12. "Swan Lake" - The Cats. The Tchaikovsky favorite to a dancehall beat, from '68.
13. "All That Is My Own" - Nico. The Germanic, enigmatic, emblematic chanteuse resided in Manchester, Morrissey's hometown, for a long stretch of her later life. This one is from her 1970 solo album Desert Shore, produced by John Cale. The sound is woozy, a rocking boat; Nico's words and voice are orphic.
14. "Hey Joe" - Patti Smith. A Smith rarity; she combines her poem "60 Days" with Jimi Hendrix's song to form a celebration of Patty Heart's newfound freedom. "I'm nobody's million-dollar baby... I'm nobody's Patt(s)y!" are the words she places in Hearst's mouth. It's exhilarating.
15. "Death" - Klaus Nomi. Nomi, a onetime Bowie backup singer, was a gay, androgynous, decadent artiste of the voice who had a preference for synthetic operatics and was one of the first AIDS victims. This is his own eulogy to himself.
In the sweet fan-crumb liner notes he's bestowed upon this disc, Morrissey writes:
"Will we ever get out of these pop swamps alive?
Will we ever get these songs out of our bloodstream?
Will we ever be allowed to forget?."
Which speaks to exactly what inspires me to drop by and make my pathetically intermittent entries here.
Next up on my watching/listening/reading nightstand: Almodovar's Talk to Her, an attempt to brave the mire that's sure to be the new Radiohead album, and Jonathan Franzen's How to Be Alone: Essays. Franzen wrote the brilliant, sweeping, overwhelmingly insightful The Corrections, which I think deserved every last scrap of praise and attention it received.
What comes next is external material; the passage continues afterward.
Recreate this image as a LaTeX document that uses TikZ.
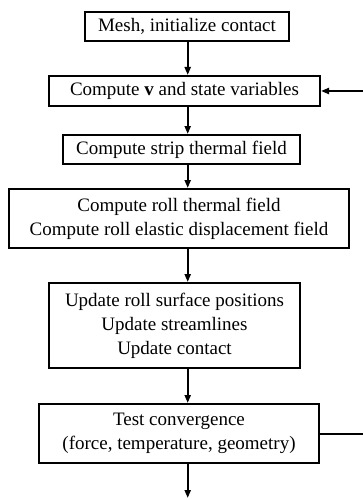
\documentclass[tikz,border=0pt]{standalone}
\usepackage{fontspec}
\setmainfont{Liberation Serif}
\usetikzlibrary{arrows.meta}
\begin{document}
\begin{tikzpicture}[x=1pt,y=-1pt,
  box/.style={draw=black,line width=2pt,inner sep=0pt,align=center,
    font=\fontsize{19}{24}\selectfont},
  arr/.style={line width=2pt,-{Triangle[length=8pt,width=6pt]}},
  ln/.style={line width=2pt}]
\useasboundingbox (0,0) rectangle (363,500);
\node[box,minimum width=204,minimum height=29] (b1) at (187,26.5) {Mesh, initialize contact};
\node[box,minimum width=271,minimum height=30] (b2) at (184.5,91) {Compute \textbf{v} and state variables};
\node[box,minimum width=237,minimum height=29] (b3) at (181.5,149.5) {Compute strip thermal field};
\node[box,minimum width=340,minimum height=59] (b4) at (179,218.5) {Compute roll thermal field\\Compute roll elastic displacement field};
\node[box,minimum width=251,minimum height=85] (b5) at (174.5,325.5) {Update roll surface positions\\Update streamlines\\Update contact};
\node[box,minimum width=280,minimum height=59] (b6) at (179,433.5) {Test convergence\\(force, temperature, geometry)};
\coordinate (ax) at (187.7,0);
\coordinate (rt) at (364,0);
\coordinate (endp) at (187.7,498);
\draw[arr] (b1.south -| ax) -- (b2.north -| ax);
\draw[arr] (b2.south -| ax) -- (b3.north -| ax);
\draw[arr] (b3.south -| ax) -- (b4.north -| ax);
\draw[arr] (b4.south -| ax) -- (b5.north -| ax);
\draw[arr] (b5.south -| ax) -- (b6.north -| ax);
\draw[arr] (b6.south -| ax) -- (endp);
\draw[ln] (b6.east) -- (b6.east -| rt);
\draw[arr] (b2.east -| rt) -- (b2.east);
\end{tikzpicture}
\end{document}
I don't know if it's this accomplishment or the sexy author photo featuring a day's stubble and those sensuously full lips, but Franzen is, to me, a prime candidate for erotic fantasy:
Why do the porn creators insist on exploiting the supposed hotness of those who protect and serve us and put our fires out, but never give a thought to the untapped sexual potential of the deservedly acclaimed intellectual author, who is, in his own way, equally powerful? Franzen is a straight male of the New variety, which means he'd likely be less grossed out than bemusedly flattered by my schoolboy tribute.
Jason asks me as I write this, "Whatcha doin' over there? Writing your life story?"
"Yes," I reply. And it's true. All these things which too many people don't take personally, and are meant for nothing but that- that is my life story. It may be perverse, but I'm quite proud of it. It's the story of all our lives, if we would only pay attention. Or try to.